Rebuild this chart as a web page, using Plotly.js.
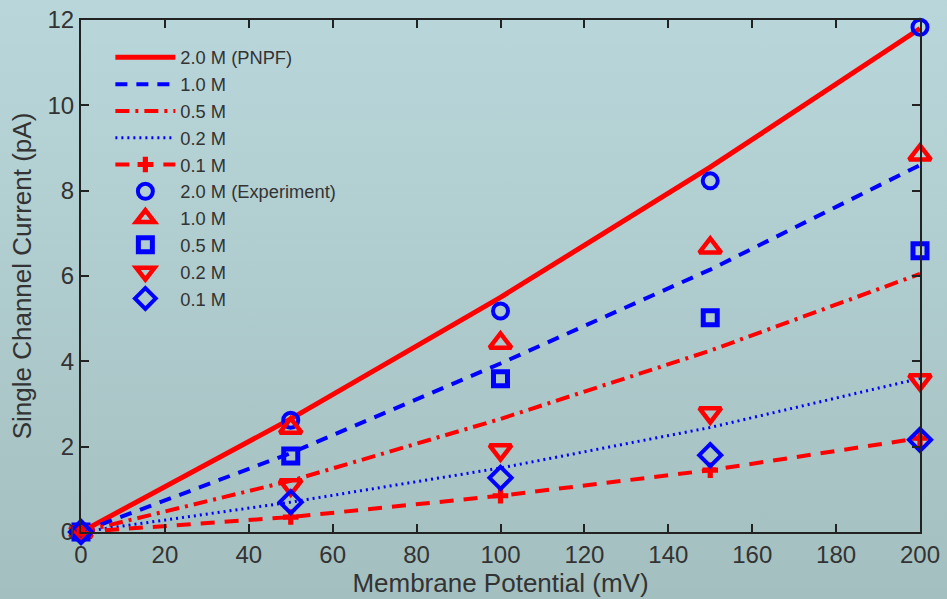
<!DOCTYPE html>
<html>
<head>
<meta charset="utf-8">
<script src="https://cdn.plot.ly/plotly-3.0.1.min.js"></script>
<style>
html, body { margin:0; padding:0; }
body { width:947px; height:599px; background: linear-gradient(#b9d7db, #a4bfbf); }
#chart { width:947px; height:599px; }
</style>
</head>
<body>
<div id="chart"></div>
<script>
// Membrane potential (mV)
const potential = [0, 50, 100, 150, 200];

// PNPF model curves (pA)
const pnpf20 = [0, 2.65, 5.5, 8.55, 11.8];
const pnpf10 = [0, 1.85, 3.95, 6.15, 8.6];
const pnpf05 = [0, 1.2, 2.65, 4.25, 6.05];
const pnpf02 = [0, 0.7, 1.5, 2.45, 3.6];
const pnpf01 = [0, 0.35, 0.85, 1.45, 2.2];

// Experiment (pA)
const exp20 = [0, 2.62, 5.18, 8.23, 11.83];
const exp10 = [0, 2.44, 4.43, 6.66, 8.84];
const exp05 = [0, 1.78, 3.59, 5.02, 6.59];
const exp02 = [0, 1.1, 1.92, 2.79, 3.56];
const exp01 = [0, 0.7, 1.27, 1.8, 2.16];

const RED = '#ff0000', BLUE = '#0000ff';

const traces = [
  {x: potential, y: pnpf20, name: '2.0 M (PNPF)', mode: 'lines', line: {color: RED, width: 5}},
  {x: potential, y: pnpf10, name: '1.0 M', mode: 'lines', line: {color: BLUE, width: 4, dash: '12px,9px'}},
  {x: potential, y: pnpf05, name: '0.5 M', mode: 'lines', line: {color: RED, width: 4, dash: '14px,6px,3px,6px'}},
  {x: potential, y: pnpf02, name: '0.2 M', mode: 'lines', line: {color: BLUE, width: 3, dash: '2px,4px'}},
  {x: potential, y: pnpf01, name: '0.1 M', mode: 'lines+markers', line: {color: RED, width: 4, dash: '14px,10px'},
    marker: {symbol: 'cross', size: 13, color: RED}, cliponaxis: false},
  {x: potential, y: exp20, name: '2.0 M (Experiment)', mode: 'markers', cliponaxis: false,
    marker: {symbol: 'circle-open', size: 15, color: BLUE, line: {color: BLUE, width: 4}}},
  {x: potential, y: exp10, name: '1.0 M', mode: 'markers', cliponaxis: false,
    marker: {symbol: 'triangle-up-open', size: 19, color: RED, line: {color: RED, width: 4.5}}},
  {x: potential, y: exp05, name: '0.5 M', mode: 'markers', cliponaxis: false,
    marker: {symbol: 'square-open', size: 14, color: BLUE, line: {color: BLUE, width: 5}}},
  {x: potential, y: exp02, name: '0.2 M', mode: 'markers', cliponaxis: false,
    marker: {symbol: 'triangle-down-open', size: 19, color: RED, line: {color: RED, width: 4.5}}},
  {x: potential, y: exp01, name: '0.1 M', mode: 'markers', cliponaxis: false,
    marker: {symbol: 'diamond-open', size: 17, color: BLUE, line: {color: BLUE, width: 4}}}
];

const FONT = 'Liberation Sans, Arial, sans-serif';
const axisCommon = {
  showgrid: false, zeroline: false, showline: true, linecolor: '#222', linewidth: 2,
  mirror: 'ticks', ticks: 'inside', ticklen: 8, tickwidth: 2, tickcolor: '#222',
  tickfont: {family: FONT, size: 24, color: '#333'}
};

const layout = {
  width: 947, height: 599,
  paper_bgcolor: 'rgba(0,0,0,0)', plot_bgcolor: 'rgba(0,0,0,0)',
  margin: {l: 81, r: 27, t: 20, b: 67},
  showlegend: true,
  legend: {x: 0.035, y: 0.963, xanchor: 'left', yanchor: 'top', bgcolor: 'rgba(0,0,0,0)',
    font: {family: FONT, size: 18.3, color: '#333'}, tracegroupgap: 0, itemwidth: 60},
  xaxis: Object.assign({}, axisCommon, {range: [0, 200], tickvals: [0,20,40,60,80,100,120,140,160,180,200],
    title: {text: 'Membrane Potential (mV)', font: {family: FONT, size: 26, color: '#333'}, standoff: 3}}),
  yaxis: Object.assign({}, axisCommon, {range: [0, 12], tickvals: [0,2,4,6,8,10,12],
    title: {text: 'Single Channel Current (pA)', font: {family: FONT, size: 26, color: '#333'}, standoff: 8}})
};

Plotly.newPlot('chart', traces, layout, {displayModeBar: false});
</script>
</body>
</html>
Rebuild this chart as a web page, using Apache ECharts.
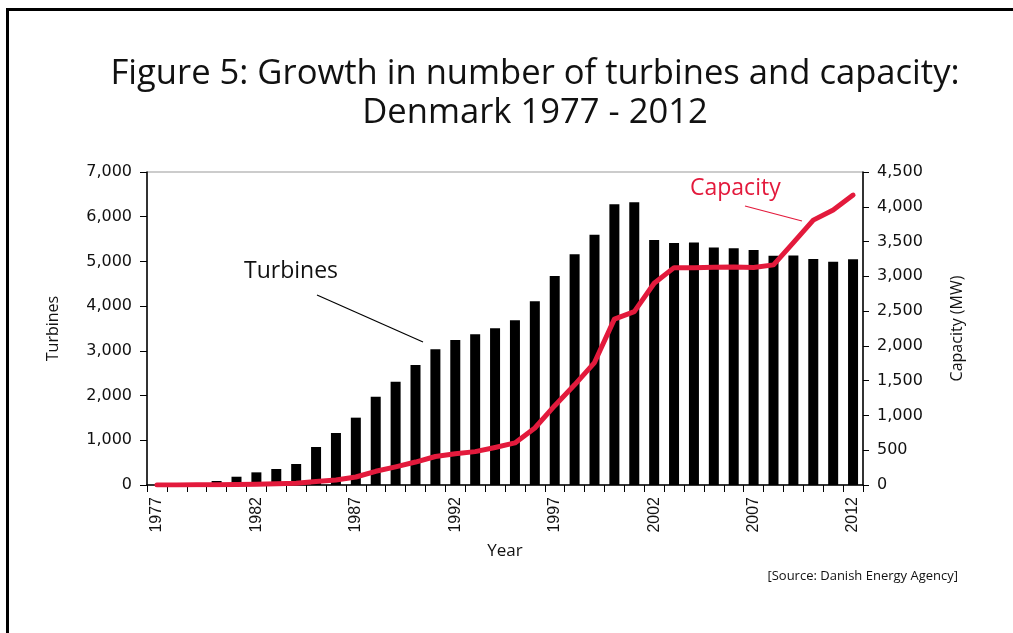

-*-*-

Instructions for the task: Copy the records exactly as they appear, excluding images.

Result for this task:
Rebuild this chart as a web page, using Plotly.js.
<!DOCTYPE html>
<html>
<head>
<meta charset="utf-8">
<script src="https://cdn.plot.ly/plotly-3.0.1.min.js"></script>
<style>
html, body { margin:0; padding:0; }
body { width:947px; height:599px; background: linear-gradient(#b9d7db, #a4bfbf); }
#chart { width:947px; height:599px; }
</style>
</head>
<body>
<div id="chart"></div>
<script>
// Membrane potential (mV)
const potential = [0, 50, 100, 150, 200];

// PNPF model curves (pA)
const pnpf20 = [0, 2.65, 5.5, 8.55, 11.8];
const pnpf10 = [0, 1.85, 3.95, 6.15, 8.6];
const pnpf05 = [0, 1.2, 2.65, 4.25, 6.05];
const pnpf02 = [0, 0.7, 1.5, 2.45, 3.6];
const pnpf01 = [0, 0.35, 0.85, 1.45, 2.2];

// Experiment (pA)
const exp20 = [0, 2.62, 5.18, 8.23, 11.83];
const exp10 = [0, 2.44, 4.43, 6.66, 8.84];
const exp05 = [0, 1.78, 3.59, 5.02, 6.59];
const exp02 = [0, 1.1, 1.92, 2.79, 3.56];
const exp01 = [0, 0.7, 1.27, 1.8, 2.16];

const RED = '#ff0000', BLUE = '#0000ff';

const traces = [
  {x: potential, y: pnpf20, name: '2.0 M (PNPF)', mode: 'lines', line: {color: RED, width: 5}},
  {x: potential, y: pnpf10, name: '1.0 M', mode: 'lines', line: {color: BLUE, width: 4, dash: '12px,9px'}},
  {x: potential, y: pnpf05, name: '0.5 M', mode: 'lines', line: {color: RED, width: 4, dash: '14px,6px,3px,6px'}},
  {x: potential, y: pnpf02, name: '0.2 M', mode: 'lines', line: {color: BLUE, width: 3, dash: '2px,4px'}},
  {x: potential, y: pnpf01, name: '0.1 M', mode: 'lines+markers', line: {color: RED, width: 4, dash: '14px,10px'},
    marker: {symbol: 'cross', size: 13, color: RED}, cliponaxis: false},
  {x: potential, y: exp20, name: '2.0 M (Experiment)', mode: 'markers', cliponaxis: false,
    marker: {symbol: 'circle-open', size: 15, color: BLUE, line: {color: BLUE, width: 4}}},
  {x: potential, y: exp10, name: '1.0 M', mode: 'markers', cliponaxis: false,
    marker: {symbol: 'triangle-up-open', size: 19, color: RED, line: {color: RED, width: 4.5}}},
  {x: potential, y: exp05, name: '0.5 M', mode: 'markers', cliponaxis: false,
    marker: {symbol: 'square-open', size: 14, color: BLUE, line: {color: BLUE, width: 5}}},
  {x: potential, y: exp02, name: '0.2 M', mode: 'markers', cliponaxis: false,
    marker: {symbol: 'triangle-down-open', size: 19, color: RED, line: {color: RED, width: 4.5}}},
  {x: potential, y: exp01, name: '0.1 M', mode: 'markers', cliponaxis: false,
    marker: {symbol: 'diamond-open', size: 17, color: BLUE, line: {color: BLUE, width: 4}}}
];

const FONT = 'Liberation Sans, Arial, sans-serif';
const axisCommon = {
  showgrid: false, zeroline: false, showline: true, linecolor: '#222', linewidth: 2,
  mirror: 'ticks', ticks: 'inside', ticklen: 8, tickwidth: 2, tickcolor: '#222',
  tickfont: {family: FONT, size: 24, color: '#333'}
};

const layout = {
  width: 947, height: 599,
  paper_bgcolor: 'rgba(0,0,0,0)', plot_bgcolor: 'rgba(0,0,0,0)',
  margin: {l: 81, r: 27, t: 20, b: 67},
  showlegend: true,
  legend: {x: 0.035, y: 0.963, xanchor: 'left', yanchor: 'top', bgcolor: 'rgba(0,0,0,0)',
    font: {family: FONT, size: 18.3, color: '#333'}, tracegroupgap: 0, itemwidth: 60},
  xaxis: Object.assign({}, axisCommon, {range: [0, 200], tickvals: [0,20,40,60,80,100,120,140,160,180,200],
    title: {text: 'Membrane Potential (mV)', font: {family: FONT, size: 26, color: '#333'}, standoff: 3}}),
  yaxis: Object.assign({}, axisCommon, {range: [0, 12], tickvals: [0,2,4,6,8,10,12],
    title: {text: 'Single Channel Current (pA)', font: {family: FONT, size: 26, color: '#333'}, standoff: 8}})
};

Plotly.newPlot('chart', traces, layout, {displayModeBar: false});
</script>
</body>
</html>
Rebuild this chart as a web page, using Apache ECharts.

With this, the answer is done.